**EXERCISE GOAL:** Scan the records below for the line with "Convert this chart to Plotly code." and the line with "import plotly.graph_objects as go", and retype that range exactly, both ends included, pictures excepted.

**MATERIAL FOR THE TASK:**
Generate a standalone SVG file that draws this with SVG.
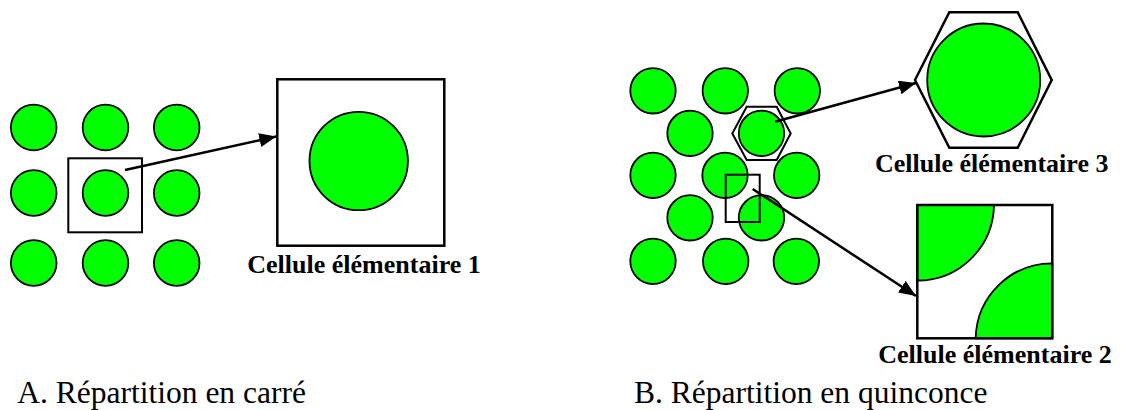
...
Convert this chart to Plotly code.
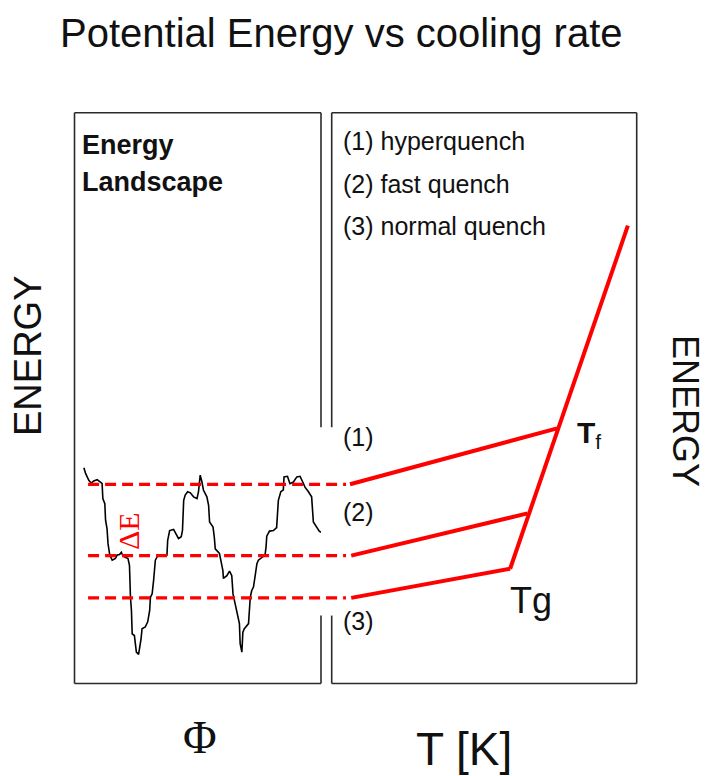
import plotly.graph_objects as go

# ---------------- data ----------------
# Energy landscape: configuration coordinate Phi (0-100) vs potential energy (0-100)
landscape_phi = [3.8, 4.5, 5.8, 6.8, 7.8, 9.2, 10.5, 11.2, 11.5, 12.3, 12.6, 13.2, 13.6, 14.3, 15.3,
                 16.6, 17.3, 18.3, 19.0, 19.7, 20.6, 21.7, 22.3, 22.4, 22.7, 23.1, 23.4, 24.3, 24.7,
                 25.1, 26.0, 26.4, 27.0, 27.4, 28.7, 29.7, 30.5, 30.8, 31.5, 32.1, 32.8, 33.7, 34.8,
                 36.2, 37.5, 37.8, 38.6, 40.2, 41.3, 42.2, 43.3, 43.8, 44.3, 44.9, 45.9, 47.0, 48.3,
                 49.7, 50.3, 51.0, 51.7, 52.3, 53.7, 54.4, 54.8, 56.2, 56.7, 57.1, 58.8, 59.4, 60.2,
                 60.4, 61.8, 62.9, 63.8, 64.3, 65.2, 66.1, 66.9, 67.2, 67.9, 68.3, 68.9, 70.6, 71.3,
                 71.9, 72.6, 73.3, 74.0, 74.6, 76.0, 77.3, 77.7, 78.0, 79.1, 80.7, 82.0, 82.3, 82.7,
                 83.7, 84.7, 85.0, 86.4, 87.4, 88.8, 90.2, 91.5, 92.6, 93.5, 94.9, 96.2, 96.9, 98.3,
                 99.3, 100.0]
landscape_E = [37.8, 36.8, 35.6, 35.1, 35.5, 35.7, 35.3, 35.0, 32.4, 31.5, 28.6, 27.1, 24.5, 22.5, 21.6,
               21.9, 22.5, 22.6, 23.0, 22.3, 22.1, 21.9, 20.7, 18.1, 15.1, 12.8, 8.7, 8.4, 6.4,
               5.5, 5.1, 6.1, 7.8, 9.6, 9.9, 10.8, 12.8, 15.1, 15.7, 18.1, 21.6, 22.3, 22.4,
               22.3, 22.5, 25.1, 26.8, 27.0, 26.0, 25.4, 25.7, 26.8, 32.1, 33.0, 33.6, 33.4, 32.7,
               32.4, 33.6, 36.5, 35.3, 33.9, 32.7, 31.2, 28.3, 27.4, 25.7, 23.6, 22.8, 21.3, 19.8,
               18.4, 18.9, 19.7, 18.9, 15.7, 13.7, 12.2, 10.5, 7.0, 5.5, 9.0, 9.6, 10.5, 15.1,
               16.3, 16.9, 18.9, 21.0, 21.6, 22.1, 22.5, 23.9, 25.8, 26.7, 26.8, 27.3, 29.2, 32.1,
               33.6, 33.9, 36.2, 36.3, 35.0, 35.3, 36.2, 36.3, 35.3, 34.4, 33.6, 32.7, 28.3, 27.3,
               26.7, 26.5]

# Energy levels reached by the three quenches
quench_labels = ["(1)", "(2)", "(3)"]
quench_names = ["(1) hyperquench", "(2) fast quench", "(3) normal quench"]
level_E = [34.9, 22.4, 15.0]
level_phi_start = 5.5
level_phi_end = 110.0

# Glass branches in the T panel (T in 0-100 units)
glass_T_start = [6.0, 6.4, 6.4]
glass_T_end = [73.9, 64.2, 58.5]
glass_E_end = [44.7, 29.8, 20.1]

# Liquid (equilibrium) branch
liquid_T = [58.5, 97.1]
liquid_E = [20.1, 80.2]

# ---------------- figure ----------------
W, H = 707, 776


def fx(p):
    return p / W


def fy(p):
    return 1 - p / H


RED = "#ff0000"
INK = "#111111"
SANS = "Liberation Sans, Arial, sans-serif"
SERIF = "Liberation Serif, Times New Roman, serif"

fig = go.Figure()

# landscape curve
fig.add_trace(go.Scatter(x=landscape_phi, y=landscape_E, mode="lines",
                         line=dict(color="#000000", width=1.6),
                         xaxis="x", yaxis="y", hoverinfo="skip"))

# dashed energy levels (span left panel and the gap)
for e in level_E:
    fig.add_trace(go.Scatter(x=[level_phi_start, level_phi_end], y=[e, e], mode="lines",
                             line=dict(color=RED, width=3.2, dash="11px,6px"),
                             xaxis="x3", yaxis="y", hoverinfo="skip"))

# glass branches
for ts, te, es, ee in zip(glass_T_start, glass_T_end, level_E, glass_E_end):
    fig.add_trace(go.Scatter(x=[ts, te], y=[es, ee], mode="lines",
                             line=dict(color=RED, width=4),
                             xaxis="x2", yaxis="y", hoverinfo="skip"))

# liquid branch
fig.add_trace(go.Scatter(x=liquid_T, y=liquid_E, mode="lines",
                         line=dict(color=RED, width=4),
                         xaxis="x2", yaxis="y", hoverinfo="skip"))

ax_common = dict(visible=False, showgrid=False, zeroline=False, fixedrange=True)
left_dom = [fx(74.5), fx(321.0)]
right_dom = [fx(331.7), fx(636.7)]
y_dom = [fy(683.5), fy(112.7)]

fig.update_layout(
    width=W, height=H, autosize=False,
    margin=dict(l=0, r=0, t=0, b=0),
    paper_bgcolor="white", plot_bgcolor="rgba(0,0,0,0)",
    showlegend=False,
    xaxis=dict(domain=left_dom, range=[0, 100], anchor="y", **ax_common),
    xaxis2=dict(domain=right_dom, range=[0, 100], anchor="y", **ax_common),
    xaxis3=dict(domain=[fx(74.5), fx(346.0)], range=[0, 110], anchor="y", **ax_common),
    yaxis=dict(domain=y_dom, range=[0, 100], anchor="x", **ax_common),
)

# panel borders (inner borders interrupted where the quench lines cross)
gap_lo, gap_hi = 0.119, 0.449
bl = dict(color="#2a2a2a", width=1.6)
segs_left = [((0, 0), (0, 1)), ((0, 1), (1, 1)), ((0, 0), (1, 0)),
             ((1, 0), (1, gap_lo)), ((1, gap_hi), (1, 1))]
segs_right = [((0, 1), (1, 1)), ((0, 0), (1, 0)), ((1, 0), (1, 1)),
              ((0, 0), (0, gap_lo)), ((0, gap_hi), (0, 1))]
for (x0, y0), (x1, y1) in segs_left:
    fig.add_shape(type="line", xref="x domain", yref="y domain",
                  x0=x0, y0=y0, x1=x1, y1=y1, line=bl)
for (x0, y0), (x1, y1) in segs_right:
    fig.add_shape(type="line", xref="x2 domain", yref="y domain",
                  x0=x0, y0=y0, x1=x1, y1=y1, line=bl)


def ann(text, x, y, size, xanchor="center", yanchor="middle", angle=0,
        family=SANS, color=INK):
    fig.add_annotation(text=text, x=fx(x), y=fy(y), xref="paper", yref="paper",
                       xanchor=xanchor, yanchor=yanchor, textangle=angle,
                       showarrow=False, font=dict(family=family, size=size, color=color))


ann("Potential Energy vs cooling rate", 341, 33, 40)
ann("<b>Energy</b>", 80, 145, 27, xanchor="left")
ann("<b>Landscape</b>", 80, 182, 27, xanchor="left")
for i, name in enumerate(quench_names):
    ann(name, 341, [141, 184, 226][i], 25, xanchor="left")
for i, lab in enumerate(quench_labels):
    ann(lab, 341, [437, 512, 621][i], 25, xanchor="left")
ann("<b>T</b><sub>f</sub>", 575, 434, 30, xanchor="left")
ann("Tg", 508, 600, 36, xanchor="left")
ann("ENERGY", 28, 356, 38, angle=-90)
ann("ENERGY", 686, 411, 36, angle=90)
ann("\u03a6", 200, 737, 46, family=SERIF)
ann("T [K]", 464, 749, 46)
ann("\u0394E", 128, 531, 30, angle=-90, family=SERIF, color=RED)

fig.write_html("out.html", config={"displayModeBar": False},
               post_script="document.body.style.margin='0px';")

**EXPECTED ANSWER:**
Convert this chart to Plotly code.
import plotly.graph_objects as go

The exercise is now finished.